Agriculture funding is not getting a fair shake in the President’s proposed 2013 budget, according to U.S. farm proponents. In the budget released Monday, President Obama proposed slashing agriculture subsidies by $32 billion over the next decade, just as Congress is getting set to create the new U.S. 2012 Farm Bill.

Obama's plan includes eliminating the $5 billion a year in direct payment to farmers, an idea that has support among U.S. lawmakers, according to Reuters. In negotiations last fall, U.S. Senate and House agriculture committees identified $23 billion in proposed savings over 10 years.

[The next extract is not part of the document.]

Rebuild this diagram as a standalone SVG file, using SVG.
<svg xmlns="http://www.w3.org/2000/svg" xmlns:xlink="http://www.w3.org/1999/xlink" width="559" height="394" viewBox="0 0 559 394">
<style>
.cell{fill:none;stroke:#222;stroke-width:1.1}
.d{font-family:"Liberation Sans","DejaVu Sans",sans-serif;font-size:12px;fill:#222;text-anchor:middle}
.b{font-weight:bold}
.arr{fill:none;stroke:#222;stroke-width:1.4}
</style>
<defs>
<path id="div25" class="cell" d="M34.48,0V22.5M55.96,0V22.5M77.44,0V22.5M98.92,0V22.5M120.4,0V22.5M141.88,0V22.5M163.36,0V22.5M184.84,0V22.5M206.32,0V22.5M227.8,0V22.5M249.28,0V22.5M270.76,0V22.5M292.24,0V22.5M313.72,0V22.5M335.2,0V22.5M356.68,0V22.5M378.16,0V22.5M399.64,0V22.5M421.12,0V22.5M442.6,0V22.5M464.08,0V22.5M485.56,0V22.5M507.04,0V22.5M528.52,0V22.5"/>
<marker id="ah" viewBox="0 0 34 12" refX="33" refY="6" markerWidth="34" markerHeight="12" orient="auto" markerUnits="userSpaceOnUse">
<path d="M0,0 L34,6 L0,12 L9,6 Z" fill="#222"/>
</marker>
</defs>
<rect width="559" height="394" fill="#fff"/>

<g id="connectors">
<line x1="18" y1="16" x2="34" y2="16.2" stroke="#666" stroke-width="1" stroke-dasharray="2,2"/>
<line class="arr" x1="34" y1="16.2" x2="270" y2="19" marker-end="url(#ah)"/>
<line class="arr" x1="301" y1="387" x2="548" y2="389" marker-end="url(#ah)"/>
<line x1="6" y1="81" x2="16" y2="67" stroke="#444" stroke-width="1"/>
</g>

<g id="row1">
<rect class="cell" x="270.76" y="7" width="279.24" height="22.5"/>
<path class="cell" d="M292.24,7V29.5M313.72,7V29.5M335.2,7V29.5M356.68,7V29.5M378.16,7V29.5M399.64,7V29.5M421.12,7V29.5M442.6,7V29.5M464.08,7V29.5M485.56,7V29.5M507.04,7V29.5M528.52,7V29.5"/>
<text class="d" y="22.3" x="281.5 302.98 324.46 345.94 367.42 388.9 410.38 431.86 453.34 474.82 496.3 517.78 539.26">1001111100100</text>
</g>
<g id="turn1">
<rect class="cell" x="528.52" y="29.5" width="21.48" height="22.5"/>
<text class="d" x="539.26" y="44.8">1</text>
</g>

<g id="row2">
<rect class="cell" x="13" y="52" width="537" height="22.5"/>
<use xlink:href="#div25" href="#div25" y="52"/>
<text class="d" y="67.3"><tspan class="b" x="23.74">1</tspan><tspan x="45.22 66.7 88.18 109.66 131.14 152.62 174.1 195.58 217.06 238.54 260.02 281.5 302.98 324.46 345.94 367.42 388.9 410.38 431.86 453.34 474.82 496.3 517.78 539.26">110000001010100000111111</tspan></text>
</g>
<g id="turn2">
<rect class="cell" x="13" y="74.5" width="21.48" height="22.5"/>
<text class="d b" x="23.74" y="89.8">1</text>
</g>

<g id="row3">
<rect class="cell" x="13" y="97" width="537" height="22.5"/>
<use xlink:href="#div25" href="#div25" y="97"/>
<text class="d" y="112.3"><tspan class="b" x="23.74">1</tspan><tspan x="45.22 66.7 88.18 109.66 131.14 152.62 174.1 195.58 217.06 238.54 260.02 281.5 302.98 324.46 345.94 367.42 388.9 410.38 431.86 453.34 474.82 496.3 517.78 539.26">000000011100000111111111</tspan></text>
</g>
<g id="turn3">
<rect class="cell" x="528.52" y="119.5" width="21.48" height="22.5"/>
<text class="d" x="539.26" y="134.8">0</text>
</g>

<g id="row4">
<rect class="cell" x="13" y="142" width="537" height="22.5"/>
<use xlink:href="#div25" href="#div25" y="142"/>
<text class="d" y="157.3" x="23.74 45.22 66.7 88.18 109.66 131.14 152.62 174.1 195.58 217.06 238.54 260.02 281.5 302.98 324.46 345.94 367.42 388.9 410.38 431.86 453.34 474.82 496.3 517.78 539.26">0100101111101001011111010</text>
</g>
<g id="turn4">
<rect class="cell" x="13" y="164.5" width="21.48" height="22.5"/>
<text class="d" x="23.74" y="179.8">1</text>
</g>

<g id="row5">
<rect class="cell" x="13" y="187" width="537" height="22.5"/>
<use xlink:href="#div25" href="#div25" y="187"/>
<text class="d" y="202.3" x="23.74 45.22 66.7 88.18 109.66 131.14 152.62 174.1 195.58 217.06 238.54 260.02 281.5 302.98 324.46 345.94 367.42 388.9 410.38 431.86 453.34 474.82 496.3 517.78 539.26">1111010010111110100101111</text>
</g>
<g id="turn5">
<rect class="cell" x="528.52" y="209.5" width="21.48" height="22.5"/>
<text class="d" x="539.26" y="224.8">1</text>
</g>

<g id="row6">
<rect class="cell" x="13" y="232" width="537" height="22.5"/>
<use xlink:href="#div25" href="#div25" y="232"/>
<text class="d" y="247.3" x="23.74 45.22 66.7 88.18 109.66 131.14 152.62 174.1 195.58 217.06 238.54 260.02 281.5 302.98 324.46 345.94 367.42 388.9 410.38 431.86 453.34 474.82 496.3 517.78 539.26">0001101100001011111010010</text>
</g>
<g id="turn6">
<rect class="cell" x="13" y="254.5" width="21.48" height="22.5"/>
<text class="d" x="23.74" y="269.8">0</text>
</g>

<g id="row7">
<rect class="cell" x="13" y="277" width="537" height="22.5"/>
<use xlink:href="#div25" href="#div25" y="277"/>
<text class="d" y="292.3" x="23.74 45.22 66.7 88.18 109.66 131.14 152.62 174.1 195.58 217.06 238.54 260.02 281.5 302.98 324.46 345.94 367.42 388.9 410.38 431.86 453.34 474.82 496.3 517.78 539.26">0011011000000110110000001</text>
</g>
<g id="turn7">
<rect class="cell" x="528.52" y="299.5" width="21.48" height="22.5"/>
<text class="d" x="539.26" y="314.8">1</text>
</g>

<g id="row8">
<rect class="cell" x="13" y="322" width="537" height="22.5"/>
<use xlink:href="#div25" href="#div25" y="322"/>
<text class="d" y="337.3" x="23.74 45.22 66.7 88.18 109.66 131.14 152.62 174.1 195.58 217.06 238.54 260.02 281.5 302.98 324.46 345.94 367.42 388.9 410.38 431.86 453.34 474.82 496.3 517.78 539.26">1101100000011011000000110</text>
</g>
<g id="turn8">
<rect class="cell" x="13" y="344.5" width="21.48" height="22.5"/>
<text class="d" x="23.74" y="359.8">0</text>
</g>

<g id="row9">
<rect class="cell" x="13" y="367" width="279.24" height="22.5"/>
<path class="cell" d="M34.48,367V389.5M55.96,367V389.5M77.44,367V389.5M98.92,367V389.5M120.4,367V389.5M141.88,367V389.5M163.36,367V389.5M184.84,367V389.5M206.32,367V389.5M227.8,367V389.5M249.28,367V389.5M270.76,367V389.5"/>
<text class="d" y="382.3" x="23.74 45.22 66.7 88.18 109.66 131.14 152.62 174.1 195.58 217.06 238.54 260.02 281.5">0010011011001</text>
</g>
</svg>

Obama’s proposed 2013 budget is seen by some as unsupportive to agriculture- one of the top performing sectors in a struggling U.S. economy. "The President's budget demonstrates that neither rural America nor fiscal discipline is a priority for this administration,” said Rep. Frank Lucas, R Okla., Chairman of the House Agriculture Committee. “Raising taxes on small businesses and ignoring the real drivers of trillion dollar deficits is a failure of leadership.”

Others accuse Obama for ignoring the needs involved in keeping U.S. agriculture viable. “Once again, the Obama Administration has ignored feedback from producers, and a bipartisan majority of the Senate Agriculture Committee all of whom believe that crop insurance is the most effective safety net for agriculture,” said Senator Pat Roberts, R-Kan, in a statement. “Rather than listen to those in farm country, the Obama Administration has chosen to recycle old suggestions and raid agriculture to pay for excessive spending elsewhere.”

Other groups say agriculture is bearing more deficit-reduction burden than non-agriculture sectors. “Agriculture has and continues to do more than its fair share toward reducing the federal deficit,” said National Farmers Union (NFU) President Roger Johnson after Monday’s release of the proposed budget. “Efforts to cut even more by slashing support for family farmers should be directed elsewhere.”

Earlier this year, the USDA announced the closing of 259 facilities across the country due to budget cuts.

“The ‘cut-first, ask questions later’ attitude in Congress is now showing its true costs,” Johnson said. “These budget cuts highlight a reality that we must look for new solutions within the agriculture industry to ensure that farmers and ranchers are protected even as the available funds diminish.” 

Obama’s budget cuts not only direct payments but targets other safety net programs. Crop insurance subsidies would be cut by $7.6 billion through 2022, according to Reuters. A disaster-relief fund, scheduled to expire this year, would remain.

Focusing on the crop insurance program is a priority for many farm groups. “We want to make sure that the crop insurance plan… is robust and keeps focused on those risk management tools as a critical part of farmers’ risk management safety net,” said Dale Moore, American Farm Bureau public policy specialist.

Meanwhile, the Senate and House agriculture committees are due to produce a 2012 Farm Bill this year. However, the job is facing increasing difficulty amid election year politics.